### EXERCISE:
Write out again, word for word, the lines below from the line that holds "Recreate this image" through the line that holds "const font = 'Open Sans'", omitting pictures.

=-=-=

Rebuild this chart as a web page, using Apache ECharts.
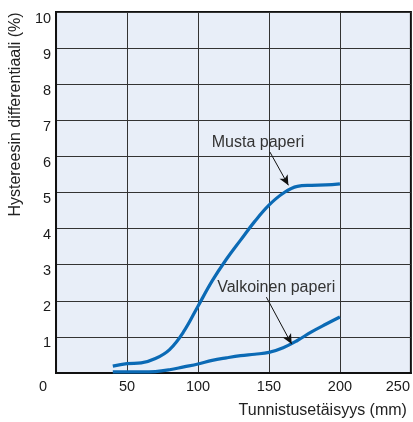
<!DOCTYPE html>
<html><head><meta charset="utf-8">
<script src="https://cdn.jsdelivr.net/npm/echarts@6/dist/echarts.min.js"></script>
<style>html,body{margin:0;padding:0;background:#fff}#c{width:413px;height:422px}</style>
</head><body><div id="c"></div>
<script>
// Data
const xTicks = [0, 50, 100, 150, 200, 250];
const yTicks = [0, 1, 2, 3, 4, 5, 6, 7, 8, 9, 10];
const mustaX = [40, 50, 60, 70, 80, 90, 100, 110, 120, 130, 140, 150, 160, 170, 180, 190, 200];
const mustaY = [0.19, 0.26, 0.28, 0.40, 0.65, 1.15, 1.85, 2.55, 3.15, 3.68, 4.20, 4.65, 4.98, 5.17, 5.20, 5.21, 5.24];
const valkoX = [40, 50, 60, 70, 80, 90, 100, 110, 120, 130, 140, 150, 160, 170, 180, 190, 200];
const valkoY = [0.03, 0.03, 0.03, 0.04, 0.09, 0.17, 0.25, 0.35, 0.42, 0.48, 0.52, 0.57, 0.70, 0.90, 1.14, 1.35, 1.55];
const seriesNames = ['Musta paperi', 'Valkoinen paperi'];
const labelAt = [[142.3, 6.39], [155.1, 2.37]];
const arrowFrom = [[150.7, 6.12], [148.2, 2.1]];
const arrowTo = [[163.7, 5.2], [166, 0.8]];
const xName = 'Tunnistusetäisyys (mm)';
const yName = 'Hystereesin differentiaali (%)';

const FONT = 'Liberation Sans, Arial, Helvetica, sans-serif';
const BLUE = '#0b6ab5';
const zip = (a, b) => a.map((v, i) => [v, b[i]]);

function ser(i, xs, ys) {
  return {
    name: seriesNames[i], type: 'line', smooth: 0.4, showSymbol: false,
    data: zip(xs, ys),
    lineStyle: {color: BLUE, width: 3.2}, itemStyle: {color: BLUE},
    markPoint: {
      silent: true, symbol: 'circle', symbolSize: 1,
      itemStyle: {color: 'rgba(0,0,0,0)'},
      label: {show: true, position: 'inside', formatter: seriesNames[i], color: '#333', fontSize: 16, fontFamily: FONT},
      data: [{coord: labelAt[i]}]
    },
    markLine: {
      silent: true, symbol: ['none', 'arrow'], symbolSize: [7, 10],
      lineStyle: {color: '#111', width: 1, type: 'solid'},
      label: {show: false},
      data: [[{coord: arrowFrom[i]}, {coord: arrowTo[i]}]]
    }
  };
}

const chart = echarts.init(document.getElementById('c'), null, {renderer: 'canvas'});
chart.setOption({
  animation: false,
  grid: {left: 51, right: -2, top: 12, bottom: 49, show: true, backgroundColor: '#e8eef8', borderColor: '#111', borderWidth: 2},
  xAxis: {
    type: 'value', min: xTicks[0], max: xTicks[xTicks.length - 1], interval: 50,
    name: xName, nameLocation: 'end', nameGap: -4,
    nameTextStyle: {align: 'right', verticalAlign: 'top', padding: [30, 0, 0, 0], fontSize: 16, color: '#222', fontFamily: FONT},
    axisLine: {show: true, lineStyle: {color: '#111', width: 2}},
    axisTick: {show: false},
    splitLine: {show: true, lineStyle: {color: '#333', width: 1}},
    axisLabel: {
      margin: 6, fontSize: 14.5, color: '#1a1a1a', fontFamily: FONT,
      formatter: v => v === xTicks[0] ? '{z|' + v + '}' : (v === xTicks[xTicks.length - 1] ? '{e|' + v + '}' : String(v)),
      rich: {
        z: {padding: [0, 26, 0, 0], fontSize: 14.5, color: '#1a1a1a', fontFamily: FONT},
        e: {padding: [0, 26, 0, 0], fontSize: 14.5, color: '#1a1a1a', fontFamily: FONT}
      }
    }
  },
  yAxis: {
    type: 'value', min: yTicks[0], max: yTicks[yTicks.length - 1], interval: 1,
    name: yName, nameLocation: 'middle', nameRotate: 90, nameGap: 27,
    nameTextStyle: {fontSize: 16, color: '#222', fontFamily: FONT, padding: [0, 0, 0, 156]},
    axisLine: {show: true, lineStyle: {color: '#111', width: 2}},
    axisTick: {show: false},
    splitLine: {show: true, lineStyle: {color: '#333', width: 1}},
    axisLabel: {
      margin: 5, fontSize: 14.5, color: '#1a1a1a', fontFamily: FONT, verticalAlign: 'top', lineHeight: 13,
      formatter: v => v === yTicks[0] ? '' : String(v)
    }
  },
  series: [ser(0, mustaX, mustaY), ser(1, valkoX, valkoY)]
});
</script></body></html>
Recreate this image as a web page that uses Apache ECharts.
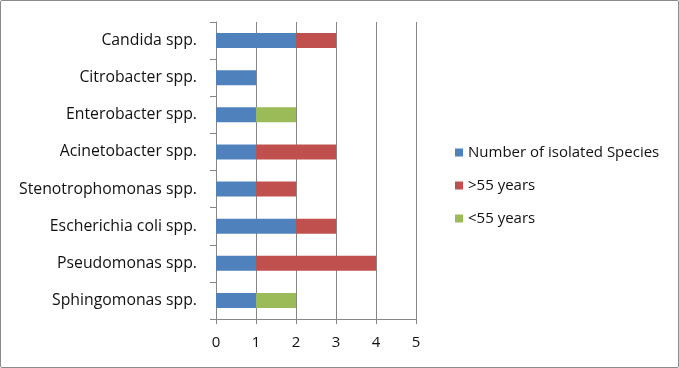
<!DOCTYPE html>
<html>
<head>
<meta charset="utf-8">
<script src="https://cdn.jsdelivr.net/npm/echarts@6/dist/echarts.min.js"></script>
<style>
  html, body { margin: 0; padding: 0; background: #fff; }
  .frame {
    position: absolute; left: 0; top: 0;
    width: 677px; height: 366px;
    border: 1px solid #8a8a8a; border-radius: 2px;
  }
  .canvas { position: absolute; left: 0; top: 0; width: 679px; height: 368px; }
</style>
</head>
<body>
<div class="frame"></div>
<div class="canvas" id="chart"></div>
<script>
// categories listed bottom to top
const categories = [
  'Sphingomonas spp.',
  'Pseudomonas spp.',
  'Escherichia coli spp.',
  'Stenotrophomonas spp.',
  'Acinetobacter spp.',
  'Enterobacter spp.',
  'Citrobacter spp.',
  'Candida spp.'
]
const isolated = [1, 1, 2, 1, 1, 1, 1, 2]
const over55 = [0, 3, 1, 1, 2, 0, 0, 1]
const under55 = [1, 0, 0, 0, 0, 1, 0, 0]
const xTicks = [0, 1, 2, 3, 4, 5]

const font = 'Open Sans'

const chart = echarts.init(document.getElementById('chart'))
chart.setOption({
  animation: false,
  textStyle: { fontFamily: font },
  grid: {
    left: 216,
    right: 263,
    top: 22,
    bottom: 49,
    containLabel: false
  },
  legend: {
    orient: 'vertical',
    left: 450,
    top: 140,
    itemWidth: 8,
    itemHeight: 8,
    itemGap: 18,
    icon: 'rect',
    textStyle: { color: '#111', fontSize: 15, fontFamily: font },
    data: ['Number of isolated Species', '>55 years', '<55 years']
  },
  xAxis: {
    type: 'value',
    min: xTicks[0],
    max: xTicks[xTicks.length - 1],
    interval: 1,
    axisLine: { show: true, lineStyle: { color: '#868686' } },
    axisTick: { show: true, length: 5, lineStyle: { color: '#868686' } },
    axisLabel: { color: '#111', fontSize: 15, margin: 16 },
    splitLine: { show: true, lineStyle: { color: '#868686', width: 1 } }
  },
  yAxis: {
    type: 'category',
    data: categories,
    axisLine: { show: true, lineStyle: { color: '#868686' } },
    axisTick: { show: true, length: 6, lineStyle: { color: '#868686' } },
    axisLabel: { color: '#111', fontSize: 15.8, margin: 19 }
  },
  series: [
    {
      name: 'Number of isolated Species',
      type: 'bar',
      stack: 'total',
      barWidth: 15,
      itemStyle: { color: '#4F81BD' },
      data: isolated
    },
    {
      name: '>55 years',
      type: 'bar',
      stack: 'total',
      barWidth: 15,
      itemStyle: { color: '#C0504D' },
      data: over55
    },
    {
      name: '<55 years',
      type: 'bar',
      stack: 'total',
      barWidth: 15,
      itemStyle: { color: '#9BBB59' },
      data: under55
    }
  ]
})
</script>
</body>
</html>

=-=-=

### REPLY TO THE EXERCISE:
Recreate this image as a web page that uses Apache ECharts.
<!DOCTYPE html>
<html>
<head>
<meta charset="utf-8">
<script src="https://cdn.jsdelivr.net/npm/echarts@6/dist/echarts.min.js"></script>
<style>
  html, body { margin: 0; padding: 0; background: #fff; }
  .frame {
    position: absolute; left: 0; top: 0;
    width: 677px; height: 366px;
    border: 1px solid #8a8a8a; border-radius: 2px;
  }
  .canvas { position: absolute; left: 0; top: 0; width: 679px; height: 368px; }
</style>
</head>
<body>
<div class="frame"></div>
<div class="canvas" id="chart"></div>
<script>
// categories listed bottom to top
const categories = [
  'Sphingomonas spp.',
  'Pseudomonas spp.',
  'Escherichia coli spp.',
  'Stenotrophomonas spp.',
  'Acinetobacter spp.',
  'Enterobacter spp.',
  'Citrobacter spp.',
  'Candida spp.'
]
const isolated = [1, 1, 2, 1, 1, 1, 1, 2]
const over55 = [0, 3, 1, 1, 2, 0, 0, 1]
const under55 = [1, 0, 0, 0, 0, 1, 0, 0]
const xTicks = [0, 1, 2, 3, 4, 5]

const font = 'Open Sans'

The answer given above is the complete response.